I think it a sacrilege to call Julius Doerner a book seller or antique dealer. He is a collector and an antiquarian. He knows his books, and has more than half a million of them. He treasures his works of art, delights in showing them to you, but selling? that is another question. There is not a phase of American history he could not lecture on with more thoroughness than any American University professor. His collection of pamphlets, of the earliest newspapers and periodicals, his gift of finding important contemporary notices relating to American history, in foreign journals, books and chronicles, is remarkable. I thought him an eccentric gentleman of means, who after extensive travel round the world, had decided to lead the life of a hermit among his treasures. He had, in fact, traveled very little; collecting had been his passion from earliest youth; he had denied himself for almost three decades the comforts and good things of this world; and he had found a very efficient way of beating our high cost of living.

“It is not the high cost of living,” he used to say, “it is the cost of high living that troubles the world. For years I have expended seven cents a day for my living expenses, and you can see, yourself, that I am strong and healthy.”

He is an excellent musician. Beneath thousands of pounds of books an old-fashioned piano is buried in his shop. He called the pile of material, that had to be removed before he could open the instrument, his time clock. Every once in a while he would forget his work (which consisted mostly of reading and compiling) and would devote himself with all the fervor of an enthusiast to Beethoven, Bach or Mozart.
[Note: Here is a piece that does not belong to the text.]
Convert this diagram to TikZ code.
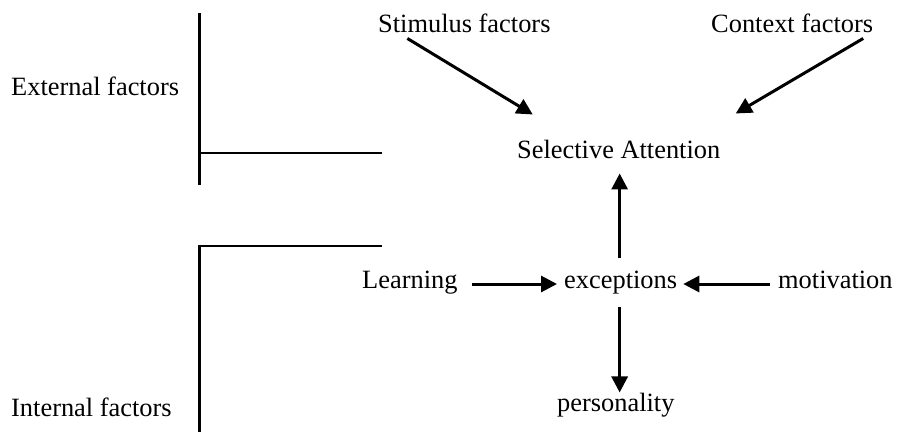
\documentclass[tikz,border=0pt]{standalone}
\usepackage{fontspec}
\setmainfont{Liberation Serif}
\usetikzlibrary{arrows.meta}

\begin{document}
\begin{tikzpicture}[x=1pt, y=-1pt,
  lbl/.style={inner sep=0pt, anchor=base west, font=\fontsize{26.4}{30}\selectfont},
  arr/.style={-{Triangle[length=16pt, width=16pt]}, line width=3pt},
  bar/.style={line width=2.4pt}]

  \useasboundingbox (0,0) rectangle (898,432);

  % Labels
  \node[lbl] (ext) at (11,95) {External factors};
  \node[lbl] (int) at (11,416) {Internal factors};
  \node[lbl] (stim) at (378,32) {Stimulus factors};
  \node[lbl] (ctx) at (711,32) {Context factors};
  \node[lbl] (sel) at (517,158) {Selective Attention};
  \node[lbl] (learn) at (362,288) {Learning};
  \node[lbl] (exc) at (564,288) {exceptions};
  \node[lbl] (mot) at (778,288) {motivation};
  \node[lbl] (pers) at (557,411) {personality};

  % Brackets
  \draw[bar] (199.5,13) -- (199.5,185);
  \draw[bar] (199.5,153) -- (382,153);
  \draw[bar] (382,246) -- (199.5,246) -- (199.5,432);

  % Draw arrows
  \draw[arr] ([shift={(-57,6)}]stim.south) -- ([shift={(-86,-25)}]sel.north);
  \draw[arr] ([shift={(71,6)}]ctx.south) -- ([shift={(117,-26)}]sel.north);
  \draw[arr] ([shift={(-1,-12)}]exc.north) -- ([shift={(-1,15)}]exc.north |- sel.south);
  \draw[arr] ([shift={(14,-4)}]learn.base east) -- ([shift={(-7,-4)}]exc.base west);
  \draw[arr] ([shift={(-8,-4)}]mot.base west) -- ([shift={(6,-4)}]exc.base east);
  \draw[arr] ([shift={(-1,13)}]exc.south) -- ([shift={(-1,0)}]exc.south |- pers.north);
\end{tikzpicture}
\end{document}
Very few customers come to his place of business. If some curiosity seeker, like myself, attempts to break into his sanctum, they find in him a courteous but not inviting or solicitous shop keeper. “What do you want?” is his curt question. If a book is asked for, he will fish it out from among his five hundred thousand books with an almost miraculous quickness, name the price, and then it is up to the customer to say “Yes” or “No,” and the interview is ended. His treasures are all “finds.” He discovered them in junk shops, in garrets of old mansions, in unpromising trunks of storage houses. There is, for instance, a most magnificent soft-shell cameo, a biblical scene, marvelous workmanship of some exquisite artist of the early Italian renaissance. He bought it from a pawnbroker for five dollars. He refused a staggering sum from Tiffany’s and resisted the very tempting price which Mrs. Potter-Palmer was willing to pay for it, not because he did not need the money or was holding out for a larger profit (the sum offered him was two thousand dollars, I believe), but because he preferred to have the cameo himself.